真由美さんはハワイとの違いを教えてくれた。ハワイでは、外国人観光客は居住者よりもずっと高い値段で買い物をしなくてはならない。ハワイとしては、裕福な外国人観光客には高く買ってもらい、お金をたくさん落としてもらおうというわけだ。日本は逆だ。「外国人を対象にした過度な割引や優遇などのサービスが目につきます」

 そうした日本の過剰な「おもてなし」に真由美さんは否定的だ。「それは本当に必要なことなんでしょうか。
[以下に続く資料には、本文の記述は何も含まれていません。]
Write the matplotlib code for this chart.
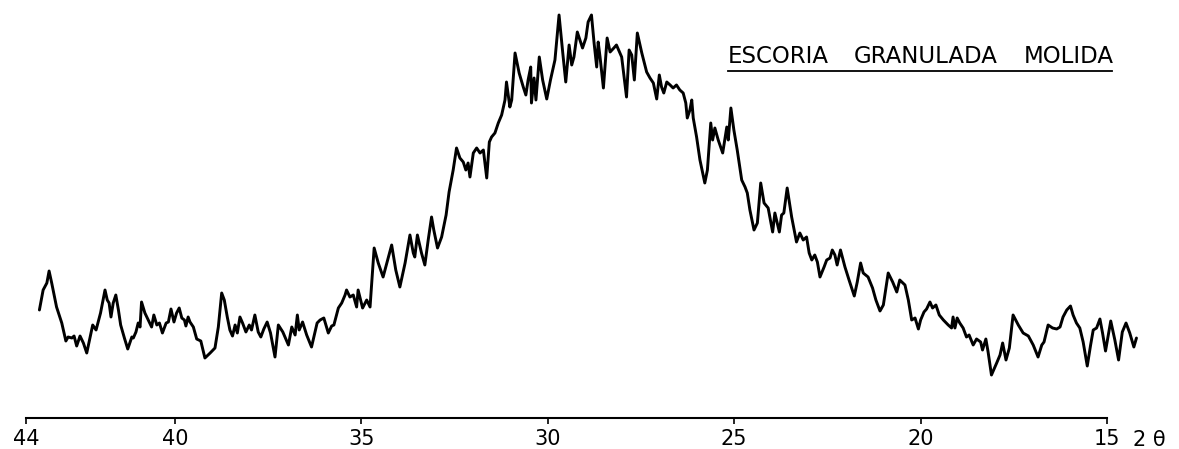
import numpy as np
import matplotlib.pyplot as plt
from matplotlib.lines import Line2D

# diffractogram trace: 2-theta (deg) vs. intensity (arbitrary units)
two_theta = [
    43.64, 43.54, 43.44, 43.38, 43.31, 43.18, 43.04, 42.93, 42.87, 42.77,
    42.71, 42.64, 42.55, 42.46, 42.37, 42.21, 42.12, 42.00, 41.88, 41.82,
    41.77, 41.72, 41.66, 41.59, 41.52, 41.46, 41.36, 41.27, 41.16, 41.12,
    41.05, 40.99, 40.94, 40.90, 40.81, 40.72, 40.63, 40.57, 40.49, 40.42,
    40.34, 40.24, 40.18, 40.11, 40.03, 39.96, 39.89, 39.82, 39.75, 39.71,
    39.65, 39.60, 39.51, 39.42, 39.31, 39.20, 39.06, 38.93, 38.84, 38.75,
    38.68, 38.60, 38.53, 38.46, 38.39, 38.33, 38.26, 38.19, 38.10, 38.01,
    37.95, 37.86, 37.77, 37.70, 37.62, 37.53, 37.44, 37.32, 37.23, 37.11,
    36.96, 36.87, 36.78, 36.72, 36.67, 36.58, 36.47, 36.34, 36.19, 36.11,
    36.01, 35.89, 35.80, 35.74, 35.62, 35.53, 35.44, 35.40, 35.31, 35.22,
    35.13, 35.09, 34.97, 34.86, 34.77, 34.66, 34.55, 34.42, 34.19, 34.08,
    33.97, 33.83, 33.70, 33.61, 33.57, 33.50, 33.39, 33.30, 33.21, 33.12,
    33.06, 32.96, 32.85, 32.73, 32.65, 32.54, 32.45, 32.36, 32.27, 32.20,
    32.14, 32.09, 32.00, 31.91, 31.82, 31.73, 31.64, 31.57, 31.51, 31.42,
    31.33, 31.24, 31.15, 31.11, 31.02, 30.97, 30.88, 30.77, 30.66, 30.59,
    30.53, 30.46, 30.44, 30.37, 30.32, 30.23, 30.14, 30.03, 29.93, 29.81,
    29.70, 29.60, 29.52, 29.43, 29.36, 29.30, 29.21, 29.14, 29.07, 28.98,
    28.92, 28.83, 28.76, 28.69, 28.65, 28.60, 28.51, 28.41, 28.33, 28.23,
    28.16, 28.02, 27.89, 27.82, 27.75, 27.68, 27.60, 27.48, 27.35, 27.26,
    27.17, 27.08, 27.01, 26.95, 26.89, 26.81, 26.72, 26.64, 26.55, 26.46,
    26.37, 26.30, 26.26, 26.19, 26.14, 26.10, 26.01, 25.92, 25.88, 25.79,
    25.72, 25.63, 25.58, 25.52, 25.43, 25.31, 25.20, 25.16, 25.09, 25.01,
    24.92, 24.80, 24.71, 24.65, 24.58, 24.47, 24.38, 24.29, 24.20, 24.09,
    23.97, 23.91, 23.79, 23.73, 23.67, 23.58, 23.46, 23.33, 23.24, 23.15,
    23.06, 22.99, 22.92, 22.84, 22.77, 22.70, 22.59, 22.52, 22.43, 22.37,
    22.30, 22.24, 22.15, 22.03, 21.92, 21.78, 21.70, 21.61, 21.54, 21.41,
    21.29, 21.20, 21.09, 21.00, 20.87, 20.75, 20.64, 20.56, 20.42, 20.33,
    20.24, 20.15, 20.06, 20.00, 19.91, 19.84, 19.75, 19.68, 19.59, 19.50,
    19.39, 19.26, 19.17, 19.13, 19.08, 19.02, 18.95, 18.86, 18.77, 18.70,
    18.59, 18.50, 18.39, 18.34, 18.25, 18.19, 18.10, 17.96, 17.87, 17.80,
    17.71, 17.62, 17.52, 17.38, 17.25, 17.11, 16.98, 16.85, 16.75, 16.69,
    16.58, 16.46, 16.35, 16.26, 16.18, 16.08, 15.98, 15.91, 15.82, 15.73,
    15.64, 15.53, 15.44, 15.37, 15.28, 15.19, 15.12, 15.04, 14.90, 14.79,
    14.69, 14.59, 14.49, 14.39, 14.28, 14.21,
]
intensity = [
    108, 128, 135, 147, 135, 111, 95, 77, 81, 80,
    82, 72, 82, 75, 65, 93, 88, 105, 128, 118,
    115, 101, 115, 123, 108, 93, 80, 69, 81, 80,
    86, 95, 91, 116, 105, 98, 91, 103, 93, 95,
    85, 95, 96, 109, 96, 105, 110, 100, 98, 92,
    101, 96, 91, 79, 77, 60, 65, 70, 91, 125,
    118, 101, 88, 82, 93, 85, 101, 95, 86, 93,
    88, 103, 86, 81, 89, 96, 85, 61, 93, 86,
    73, 91, 83, 103, 88, 96, 83, 71, 95, 98,
    100, 85, 92, 93, 110, 115, 123, 128, 121, 123,
    111, 128, 110, 118, 111, 170, 155, 141, 173, 148,
    131, 155, 183, 165, 161, 183, 165, 153, 178, 201,
    188, 170, 181, 203, 226, 248, 270, 260, 256, 248,
    255, 241, 265, 270, 265, 268, 240, 276, 281, 285,
    295, 303, 318, 336, 311, 318, 365, 345, 331, 323,
    338, 351, 315, 340, 318, 361, 338, 319, 338, 358,
    403, 365, 336, 373, 353, 361, 386, 378, 370, 380,
    396, 403, 375, 351, 376, 361, 330, 380, 366, 370,
    373, 361, 321, 368, 363, 338, 385, 365, 346, 340,
    335, 319, 343, 331, 325, 336, 333, 330, 333, 328,
    325, 315, 300, 308, 318, 300, 281, 258, 251, 235,
    248, 295, 278, 290, 278, 265, 291, 278, 310, 288,
    268, 238, 231, 225, 208, 188, 195, 235, 215, 210,
    186, 205, 186, 203, 205, 230, 201, 176, 185, 178,
    181, 165, 158, 163, 156, 141, 151, 158, 160, 168,
    163, 153, 168, 151, 138, 122, 136, 155, 145, 141,
    130, 118, 107, 113, 145, 136, 126, 138, 133, 118,
    98, 100, 89, 98, 106, 109, 116, 110, 113, 103,
    98, 93, 90, 101, 90, 100, 95, 90, 81, 83,
    73, 79, 76, 68, 79, 66, 43, 55, 63, 75,
    58, 70, 103, 93, 85, 82, 73, 61, 73, 76,
    93, 90, 89, 91, 101, 108, 112, 103, 95, 90,
    76, 52, 73, 88, 90, 99, 85, 67, 97, 78,
    58, 86, 95, 85, 71, 80,
]

tick_values = [44, 40, 35, 30, 25, 20, 15]
title_words = ['ESCORIA', 'GRANULADA', 'MOLIDA']
title_x = [728, 854, 1024]  # left edge of each word, px

W, H = 1179, 449
fig = plt.figure(figsize=(W / 100, H / 100), dpi=100)
ax = fig.add_axes([0, 0, 1, 1])

ax.plot(two_theta, intensity, color='black', lw=2.1,
        solid_joinstyle='round', solid_capstyle='round')

ax.set_xlim(44.697, 13.069)
ax.set_ylim(-31, 418)
for s in ['top', 'left', 'right']:
    ax.spines[s].set_visible(False)
ax.spines['bottom'].set_position(('data', 0))
ax.spines['bottom'].set_bounds(15, 44)
ax.spines['bottom'].set_linewidth(1.5)
ax.set_xticks(tick_values)
ax.set_yticks([])
ax.tick_params(axis='x', direction='out', length=4, width=1.2, pad=4,
               labelsize=15)
ax.patch.set_visible(False)

# axis variable at the right end
fig.text(1133 / W, 1 - 446 / H, '2 θ', fontsize=15, va='baseline', ha='left')

# underlined sample name
for word, x in zip(title_words, title_x):
    fig.text(x / W, 1 - 63 / H, word, fontsize=16.5, va='baseline', ha='left')
fig.add_artist(Line2D([728 / W, 1112 / W], [1 - 70.7 / H, 1 - 70.7 / H],
                      transform=fig.transFigure, color='black', lw=1.3))

fig.savefig('out.png', dpi=100)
免税なんかにしなくても、訪日外国人客は日本で買い物をするはずです」。確かにハワイでの買い物が割高だったとしても、ハワイの魅力が失われるわけではない。ハワイには買い物だけではないたくさんの魅力があり、観光客はそれに引かれてやって来る。

 最近、筆者の周りでは、このように「日本の『おもてなし』はやりすぎなのではないか」という声が聞かれるようになった。

 丸の内のオフィスに勤務し、海外旅行が趣味の田村朋子さん(仮名)も同様の意見だ。外国人観光客のために特別な割引をする必要はないという。「私が海外旅行するとき、旅先で割引に期待することはほとんどありません。基本的に外国人と分かれば吹っかけられますから、予想外の出費をするのは覚悟の上です。せめてその国の国民と同じ価格で買い物ができれば満足です」

肩身が狭い日本人買い物客

 今、東京の高級ブランドの店では日本人の買い物客の肩身が狭くなるという現象が起きている。中央区在住の女性がこう語る。

「店員は爆買いの接客にてんてこ舞い。銀座のデパートやブランド店では以前のような優雅な買い物はできなくなりました。